If you ask most people, the majority will say pixels are small squares that make up digital images. 

However, this isn’t entirely correct, according to Pixar co-founder and world-renowned computer scientist, Dr Alvy Ray Smith; keynote speaker at last week's Dean’s Lecture hosted by the Faculty of Engineering Dean, Professor Willy Zwaenepoel.

“Pixels have never been little squares,” he explained. Instead, they’re “the unit of everything in terms of graphics and light” that are represented as the tiny squares or dots you see when you look closely at a digital screen.

This new contemporary vision, Dr Smith says, is what underpins every digital device, giving the world access to almost any medium in a digital format.

From Instagram posts to blockbusters, “digital light is any picture made of pixels -- that’s almost every picture in the world now,” he said.  

Although the pixel first appeared in the late 1940s, with coloured pixels soon following in 1967, the most revolutionary shift took place in the late nineties, turning the analogue world digital.

This pivot is what Dr Smith calls the Great Digital Convergence -- a “huge event at the turn of the millennium where all old media disappeared, replaced by a single new one -- digital, of course. All media collapsed into one and we began picking flowers from that garden,” he said.

Thirty years ago, we may have read paperbacks, posted letters or watched films captured on 35mm. In 2019, digital devices are ubiquitous, used to access photographs, paintings, films, books and games all without the original analogue medium with which they would previously have been created.

The future of pixels - and beyond

The computers Dr Smith first worked with were huge, ponderous and slow. Simple computer chips were capable of processing large swathes of information, but would take a long time to perform simple functions.

Over the past 50 years, computing has developed rapidly, proving Intel co-founder, Gordon E. Moore’s 1965 theory, Moore’s Law, that the speed and capability of computers will continue to increase, while manufacturing costs will decrease.

Some experts now believe computing will reach its physical limit in the next 10-20 years. 

Dr Smith doesn’t agree, instead believing there will be no plateau, with computing power will continue to rise exponentially.

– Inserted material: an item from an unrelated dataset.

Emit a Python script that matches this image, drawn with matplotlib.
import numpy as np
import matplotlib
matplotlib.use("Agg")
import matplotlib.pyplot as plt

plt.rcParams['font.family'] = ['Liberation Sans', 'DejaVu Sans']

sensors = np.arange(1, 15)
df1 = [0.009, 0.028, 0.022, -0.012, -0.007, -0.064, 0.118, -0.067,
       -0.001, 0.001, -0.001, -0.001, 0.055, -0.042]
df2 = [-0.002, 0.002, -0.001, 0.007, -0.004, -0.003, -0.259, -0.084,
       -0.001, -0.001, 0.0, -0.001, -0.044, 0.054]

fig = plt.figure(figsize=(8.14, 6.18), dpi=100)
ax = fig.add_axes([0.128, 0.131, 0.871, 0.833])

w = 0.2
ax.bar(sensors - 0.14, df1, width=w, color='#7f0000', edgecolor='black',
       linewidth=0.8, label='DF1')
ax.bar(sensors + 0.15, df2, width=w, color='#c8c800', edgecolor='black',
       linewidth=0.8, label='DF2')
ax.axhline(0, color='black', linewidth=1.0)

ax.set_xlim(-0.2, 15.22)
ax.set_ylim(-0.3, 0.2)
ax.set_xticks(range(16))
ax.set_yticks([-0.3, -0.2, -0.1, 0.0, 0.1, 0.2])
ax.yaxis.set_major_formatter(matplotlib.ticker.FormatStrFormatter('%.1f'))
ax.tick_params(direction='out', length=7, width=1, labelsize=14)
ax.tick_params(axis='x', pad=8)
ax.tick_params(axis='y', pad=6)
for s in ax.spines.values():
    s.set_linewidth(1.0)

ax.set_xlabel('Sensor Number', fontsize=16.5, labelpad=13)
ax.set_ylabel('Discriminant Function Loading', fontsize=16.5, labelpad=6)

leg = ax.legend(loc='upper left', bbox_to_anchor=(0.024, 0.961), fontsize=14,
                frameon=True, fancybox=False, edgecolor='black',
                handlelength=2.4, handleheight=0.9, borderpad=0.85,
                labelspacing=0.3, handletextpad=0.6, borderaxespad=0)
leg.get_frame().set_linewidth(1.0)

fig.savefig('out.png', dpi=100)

“Anything good about computers, such as higher speed or more memory, gets better by an order of magnitude every five years,” he said, meaning that computers today are over 100 billion times more powerful than they were in 1965.

If history is anything to go by, it’s a trajectory almost impossible to imagine.

About Dr Alvy Ray Smith

Co-founder of both Pixar and Altamira, Dr Smith was the first director of computer graphics at Lucasfilms, and saw the birth of the personal computer, internet, and some of the earliest colour pixels.

While at Lucasfilm he directed the first use of full computer graphics in a successful major motion picture, Star Trek II: The Wrath of Khan. 

The team he formed for these early pieces later created Tin Toy, the first computer animation ever to win an Academy Award, and the first completely computer-generated film, Toy Story.

Dr Smith was one of the first people to ever complete post-doctoral studies in computer science, which he completed at Stanford University.